Good Grief
Innocents is an unsurprising album from an artist who had a brief fling with music that was popular and arguably influential for a short time in the late ’90s and early 2000s. Moby made his mark on the world with low-key introspective trance in his best years, and he’s still spinning the same sound.
All in all, this is music which, like the bulk of Moby’s catalog, can best be described as hollow. Ever since 1999’s Play, this has become Moby’s modus operandi. “Everything that Rises” builds slowly on muffled percussion and angelic synth melodies, but it doesn’t grow so much in intensity, complexity or feeling — more so just in volume. Nothing’s happening, nothing’s happening, it’s getting louder, and now it’s over.

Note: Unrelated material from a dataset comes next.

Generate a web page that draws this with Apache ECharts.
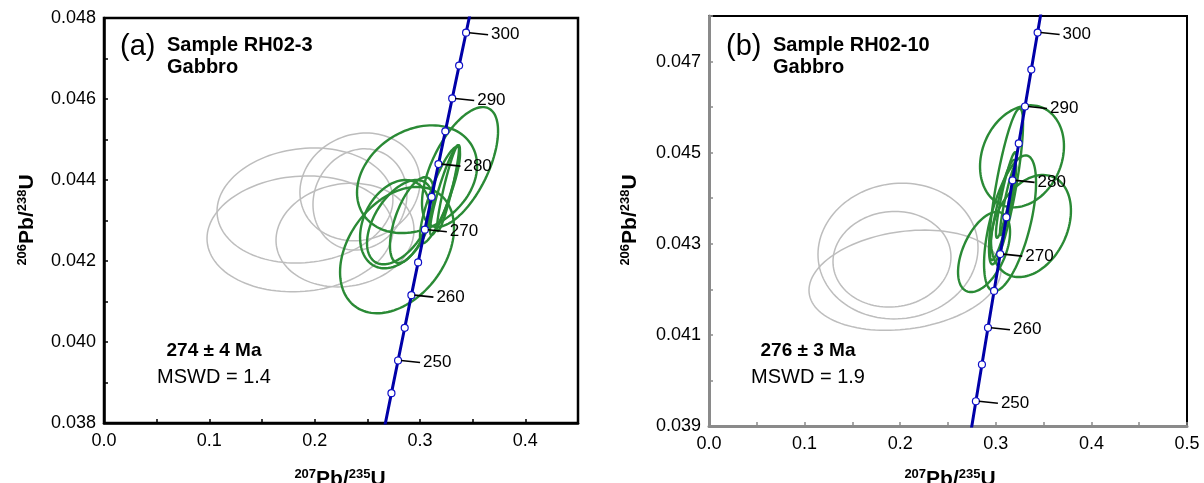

The aforementioned angelic synth melodies are, frustratingly, a linchpin of Innocents. It would be interesting to see what Moby could do without that particular sound. It makes the album simultaneously dated, because it somehow sounds exactly the late ’90s, and shallow because it promotes an air of unfocused, media-friendly spiritualism.
In its primary gear, Innocents is slow, plodding and peaceful in a way that might be appropriate for time-lapse shots in a nature documentary. It borders on meditative, but mostly it’s just boring. There is a definite formula of down-tempo drums, sweeping strings and reverb backing nearly every track. Flip a coin. Heads, you get vocal accompaniment. Tails, instrumental. He swerves into poppier grounds on “The Perfect Life,” a collaboration with Wayne Coyne of The Flaming Lips, but it might as well be a Flaming Lips song.
Moby comes close to producing something with soul on “Don’t Love Me,” but it comes across as someone trying to imitate soul after reading an article about it. Inyang Bassey provides sultry vocals and Moby tries to step outside his box, but the song ends up as little more than a different flavor of forgettable trance. A collaboration with Mark Lanegan similarly flops, sounding like a castrated Tom Waits slipping into an opiate-induced coma.
Innocents is an album that is neutral to the ears, generically spiritual and crafted as inoffensively as possible. That is exactly what makes it so infuriating. A kick and a miss for the Charlie Brown of electronic music.